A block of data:
## Begin

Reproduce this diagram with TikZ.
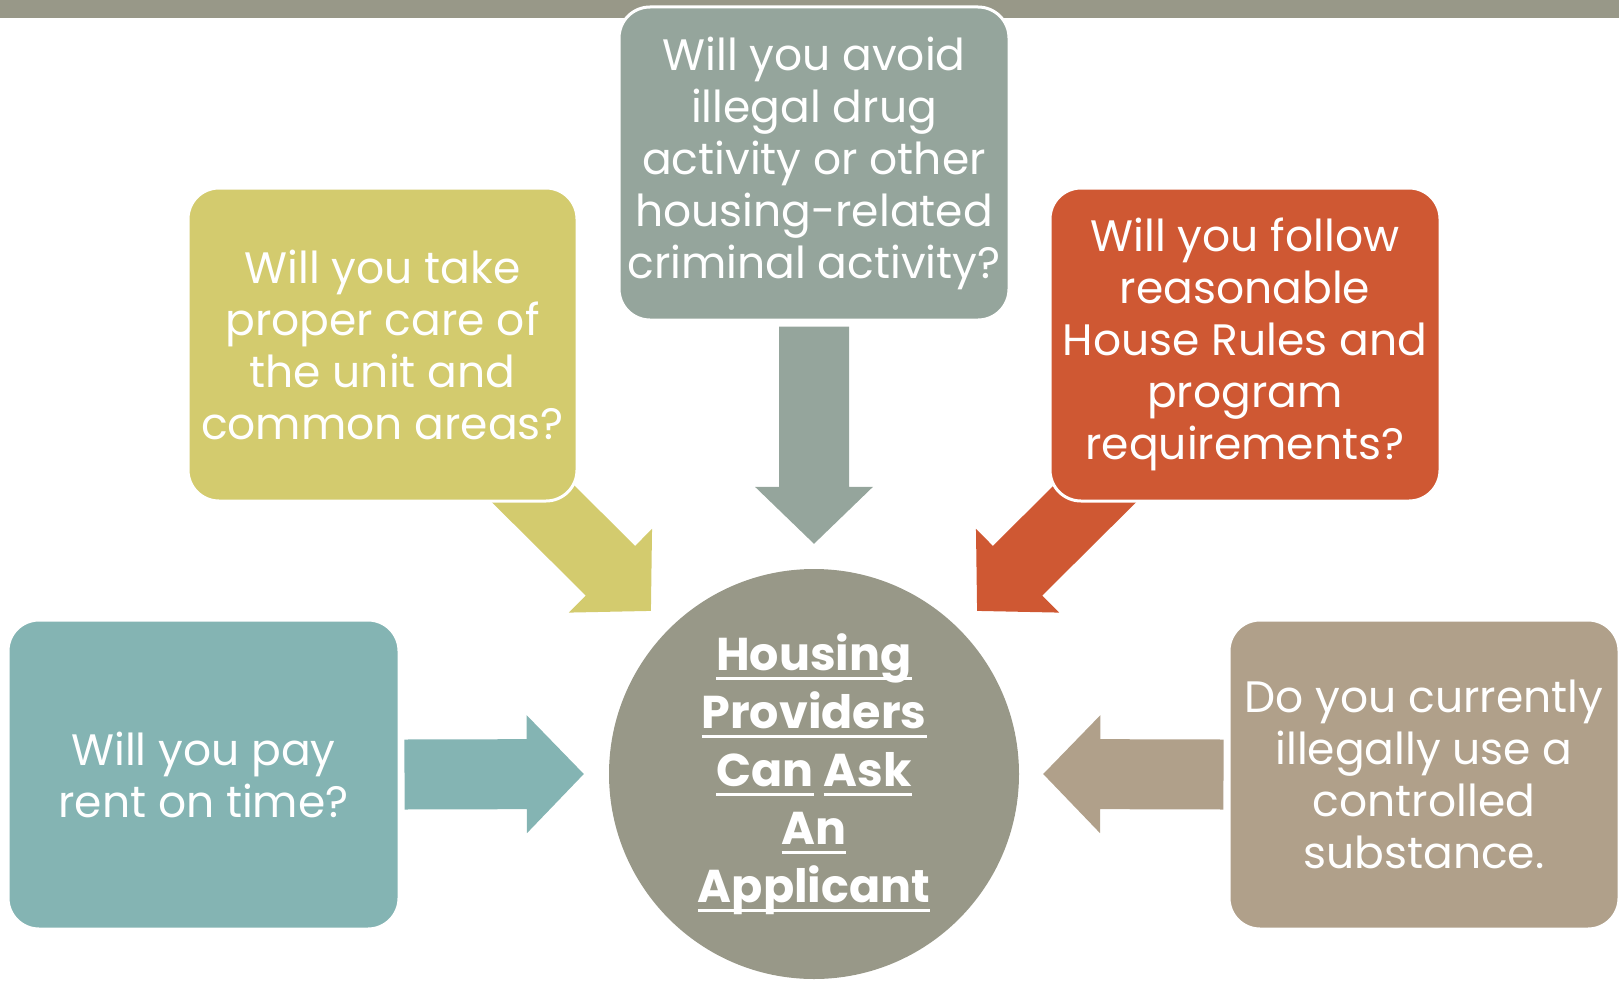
\documentclass[tikz,border=0pt]{standalone}
\usepackage{fontspec}
\setmainfont{Poppins}
\usetikzlibrary{calc}
\definecolor{barcol}{HTML}{989888}
\definecolor{crimecol}{HTML}{95A59C}
\definecolor{carecol}{HTML}{D3CB6E}
\definecolor{rulescol}{HTML}{CF5833}
\definecolor{rentcol}{HTML}{84B4B3}
\definecolor{drugscol}{HTML}{B0A08A}
\pgfdeclarelayer{background}
\pgfsetlayers{background,main}
\newcommand\ulword[1]{\setbox0\hbox{#1}\rlap{\rule[-10pt]{\wd0}{3pt}}\box0\relax}
\tikzset{
    qbox/.style={draw=white, line width=3pt, rounded corners=31pt, text=white,
        align=center, font=\fontsize{44}{52}\selectfont, inner sep=0pt},
    fat/.style={to path={
        ($(\tikztostart)!35pt!-90:(\tikztotarget)$) --
        ($(\tikztotarget)!57pt!(\tikztostart)!35pt!90:(\tikztostart)$) --
        ($(\tikztotarget)!57pt!(\tikztostart)!59pt!90:(\tikztostart)$) --
        (\tikztotarget) --
        ($(\tikztotarget)!57pt!(\tikztostart)!59pt!-90:(\tikztostart)$) --
        ($(\tikztotarget)!57pt!(\tikztostart)!35pt!-90:(\tikztostart)$) --
        ($(\tikztostart)!35pt!90:(\tikztotarget)$) -- cycle}}
}
\begin{document}
\begin{tikzpicture}[x=1pt, y=-1pt]
    \useasboundingbox (0,0) rectangle (1619,982);
    \fill[barcol] (0,0) rectangle (1619,18);
    % question boxes
    \node[qbox, fill=crimecol, minimum width=390pt, minimum height=313pt] (crime) at (814,163.5)
        {Will you avoid\\illegal drug\\activity or other\\housing-related\\criminal activity?};
    \node[qbox, fill=carecol, minimum width=389pt, minimum height=313pt] (care) at (382.5,344.5)
        {Will you take\\proper care of\\the unit and\\common areas?};
    \node[qbox, fill=rulescol, minimum width=390pt, minimum height=313pt] (rules) at (1245,344.5)
        {Will you follow\\reasonable\\House Rules and\\program\\requirements?};
    \node[qbox, fill=rentcol, minimum width=391pt, minimum height=309pt] (rent) at (203.5,774.5)
        {Will you pay\\rent on time?};
    \node[qbox, fill=drugscol, minimum width=390pt, minimum height=309pt] (drugs) at (1424,774.5)
        {Do you currently\\illegally use a\\controlled\\substance.};
    % centre
    \node[circle, fill=barcol, minimum size=410pt, inner sep=0pt, text=white, align=center,
        font=\fontsize{46}{58}\selectfont\bfseries] (hub) at (814,774)
        {\ulword{Housing}\\\ulword{Providers}\\\ulword{Can} \ulword{Ask}\\\ulword{An}\\\ulword{Applicant}};
    % block arrows
    \begin{pgfonlayer}{background}
        \fill[crimecol] ([yshift=-5pt]crime.south) to[fat] ([yshift=25pt]hub.north);
        \fill[carecol] ([xshift=-77pt,yshift=40pt]care.south east) to[fat] ([xshift=-18pt,yshift=18pt]hub.north west);
        \fill[rulescol] ([xshift=78pt,yshift=40pt]rules.south west) to[fat] ([xshift=18pt,yshift=18pt]hub.north east);
        \fill[rentcol] ([xshift=4pt]rent.east) to[fat] ([xshift=-25pt]hub.west);
        \fill[drugscol] ([xshift=-4pt]drugs.west) to[fat] ([xshift=24pt]hub.east);
    \end{pgfonlayer}
\end{tikzpicture}
\end{document}
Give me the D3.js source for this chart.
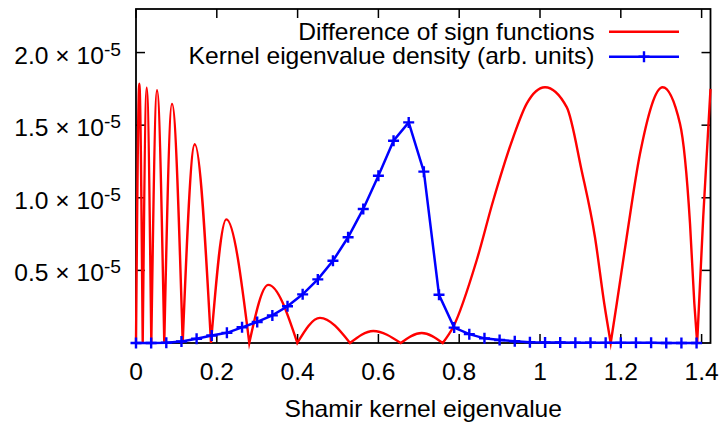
<!DOCTYPE html>
<html>
<head>
<meta charset="utf-8">
<script src="https://cdn.jsdelivr.net/npm/d3@7"></script>
<style>
  body { margin: 0; background: #fff; }
  svg { display: block; }
  text { font-family: "Liberation Sans", Arial, Helvetica, sans-serif; fill: #000; }
</style>
</head>
<body>
<svg id="chart" width="724" height="426"></svg>
<script>
// tick values (y in units of 1e-5)
const xTicks = [0, 0.2, 0.4, 0.6, 0.8, 1, 1.2, 1.4];
const yTicks = [0.5, 1.0, 1.5, 2.0];

// kernel eigenvalue density (arb. units), one marker per point
const blueX = [0, 0.0375, 0.075, 0.1125, 0.15, 0.1875, 0.225, 0.2625, 0.3, 0.3375,
               0.375, 0.4125, 0.45, 0.4875, 0.525, 0.5625, 0.6, 0.6375, 0.675, 0.7125,
               0.75, 0.7875, 0.825, 0.8625, 0.9, 0.9375, 0.975, 1.0125, 1.05, 1.0875,
               1.125, 1.1625, 1.2, 1.2375, 1.275, 1.3125, 1.35, 1.3875];
const blueY = [0, 0, 0.002, 0.010, 0.029, 0.052, 0.070, 0.108, 0.145, 0.190,
               0.253, 0.335, 0.438, 0.566, 0.728, 0.923, 1.152, 1.393, 1.519, 1.180,
               0.332, 0.106, 0.061, 0.032, 0.021, 0.012, 0.006, 0.004, 0.003, 0.002,
               0.002, 0.001, 0.001, 0.001, 0.001, 0, 0, 0];

// difference of sign functions (units of 1e-5); the zeros split it into arches
const redX = [0, 0.0082, 0.0166, 0.0265, 0.0379, 0.052, 0.070, 0.0891, 0.1156, 0.1455,
              0.1856, 0.2235, 0.2804, 0.3275, 0.3993, 0.4554, 0.5297, 0.5874, 0.6552, 0.7072,
              0.7592, 0.7854, 0.8433, 0.8844, 0.9339, 0.9671, 1.0124, 1.0661, 1.103, 1.136,
              1.159, 1.175, 1.190, 1.2146, 1.2475, 1.3037, 1.3465, 1.3713, 1.382, 1.389,
              1.404, 1.422];
const redY = [0, 1.785, 0, 1.758, 0, 1.741, 0, 1.647, 0, 1.369,
              0, 0.851, 0, 0.400, 0, 0.173, 0, 0.083, 0, 0.069,
              0, 0.112, 0.570, 0.983, 1.418, 1.648, 1.761, 1.624, 1.188, 0.730,
              0.272, 0, 0.272, 0.730, 1.303, 1.761, 1.510, 0.822, 0.272, 0,
              0.868, 1.75];

const svg = d3.select("#chart");
const pLeft = 136, pRight = 710.5, pTop = 9, pBottom = 343;
const fs = 23, stretch = 1.07;

let x = d3.scaleLinear().domain([0, 1.422]).range([pLeft, pRight]);
let y = d3.scaleLinear().domain([0, 2.3]).range([pBottom, pTop]);

// text helper, glyphs are a bit wide in the original
function addText(px, py, anchor, size) {
    return svg.append("text")
        .attr("transform", "translate(" + px + "," + py + ") scale(" + stretch + ",1)")
        .attr("text-anchor", anchor)
        .attr("font-size", size);
}

// frame
svg.append("rect")
    .attr("x", pLeft).attr("y", pTop)
    .attr("width", pRight - pLeft).attr("height", pBottom - pTop)
    .attr("fill", "none").attr("stroke", "#000").attr("stroke-width", 1.8);

// ticks, mirrored on all sides
const tl = 9;
xTicks.forEach(t => {
    svg.append("line").attr("x1", x(t)).attr("x2", x(t)).attr("y1", pBottom).attr("y2", pBottom - tl)
        .attr("stroke", "#000").attr("stroke-width", 1.5);
    svg.append("line").attr("x1", x(t)).attr("x2", x(t)).attr("y1", pTop).attr("y2", pTop + tl)
        .attr("stroke", "#000").attr("stroke-width", 1.5);
    addText(x(t), 380, "middle", fs).text(String(t));
});
yTicks.forEach(t => {
    svg.append("line").attr("x1", pLeft).attr("x2", pLeft + tl).attr("y1", y(t)).attr("y2", y(t))
        .attr("stroke", "#000").attr("stroke-width", 1.5);
    svg.append("line").attr("x1", pRight).attr("x2", pRight - tl).attr("y1", y(t)).attr("y2", y(t))
        .attr("stroke", "#000").attr("stroke-width", 1.5);
    let lbl = addText(121, y(t) + 11, "end", fs);
    lbl.append("tspan").text(d3.format(".1f")(t) + " \u00d7 10");
    lbl.append("tspan").attr("dy", -8).attr("font-size", 18).text("-5");
});

// axis label
addText((pLeft + pRight) / 2, 417, "middle", fs).text("Shamir kernel eigenvalue");

// red curve: each arch smoothed on its own, joined at the zeros
const redPts = redX.map((v, i) => [v, redY[i]]);
let arches = [], cur = [redPts[0]];
for (let i = 1; i < redPts.length; i++) {
    cur.push(redPts[i]);
    if (redPts[i][1] === 0) { arches.push(cur); cur = [redPts[i]]; }
}
if (cur.length > 1) arches.push(cur);

const archLine = d3.line().x(d => x(d[0])).y(d => y(d[1])).curve(d3.curveMonotoneX);
let redD = "";
arches.forEach((a, i) => {
    let s = archLine(a);
    if (i > 0) s = s.replace(/^M[^A-Za-z]*/, "");
    redD += s;
});
svg.append("path")
    .attr("d", redD)
    .attr("fill", "none")
    .attr("stroke", "#ff0000")
    .attr("stroke-width", 2.4)
    .attr("stroke-linejoin", "miter")
    .attr("stroke-miterlimit", 7);

// blue linespoints
const bluePts = blueX.map((v, i) => [v, blueY[i]]);
svg.append("path")
    .datum(bluePts)
    .attr("d", d3.line().x(d => x(d[0])).y(d => y(d[1])))
    .attr("fill", "none")
    .attr("stroke", "#0000ff")
    .attr("stroke-width", 2.5);

function plus(cx, cy) {
    svg.append("path")
        .attr("d", "M" + (cx - 5.5) + "," + cy + "H" + (cx + 5.5) + "M" + cx + "," + (cy - 5.5) + "V" + (cy + 5.5))
        .attr("stroke", "#0000ff").attr("stroke-width", 2.4).attr("fill", "none");
}
bluePts.forEach(d => plus(x(d[0]), y(d[1])));

// legend
addText(594.5, 39.5, "end", fs).text("Difference of sign functions");
svg.append("line").attr("x1", 609).attr("x2", 679).attr("y1", 31.7).attr("y2", 31.7)
    .attr("stroke", "#ff0000").attr("stroke-width", 2.4);
addText(594.5, 63.5, "end", fs).text("Kernel eigenvalue density (arb. units)");
svg.append("line").attr("x1", 609).attr("x2", 679).attr("y1", 56.7).attr("y2", 56.7)
    .attr("stroke", "#0000ff").attr("stroke-width", 2.5);
plus(644, 56.7);
</script>
</body>
</html>
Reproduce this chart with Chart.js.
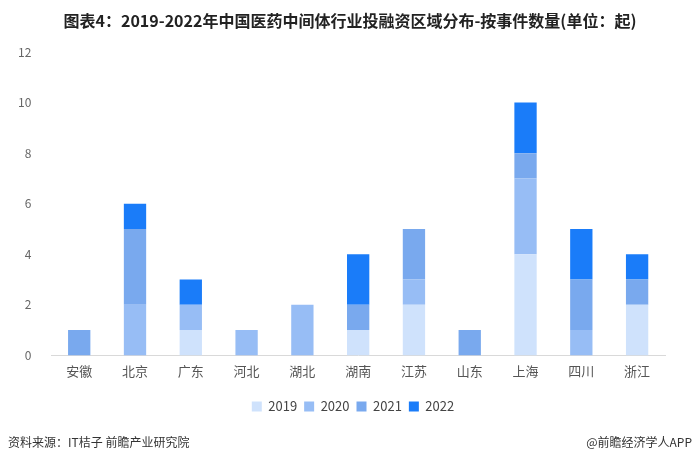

## End

From the records above, copy only the lines running from the line containing "Give me the D3.js source for this chart." to the line containing "const yTicks = [0.5, 1.0, 1.5, 2.0];", both ends included. Leave the pictures out.

The output>
Give me the D3.js source for this chart.
<!DOCTYPE html>
<html>
<head>
<meta charset="utf-8">
<script src="https://cdn.jsdelivr.net/npm/d3@7"></script>
<style>
  body { margin: 0; background: #fff; }
  svg { display: block; }
  text { font-family: "Liberation Sans", Arial, Helvetica, sans-serif; fill: #000; }
</style>
</head>
<body>
<svg id="chart" width="724" height="426"></svg>
<script>
// tick values (y in units of 1e-5)
const xTicks = [0, 0.2, 0.4, 0.6, 0.8, 1, 1.2, 1.4];
const yTicks = [0.5, 1.0, 1.5, 2.0];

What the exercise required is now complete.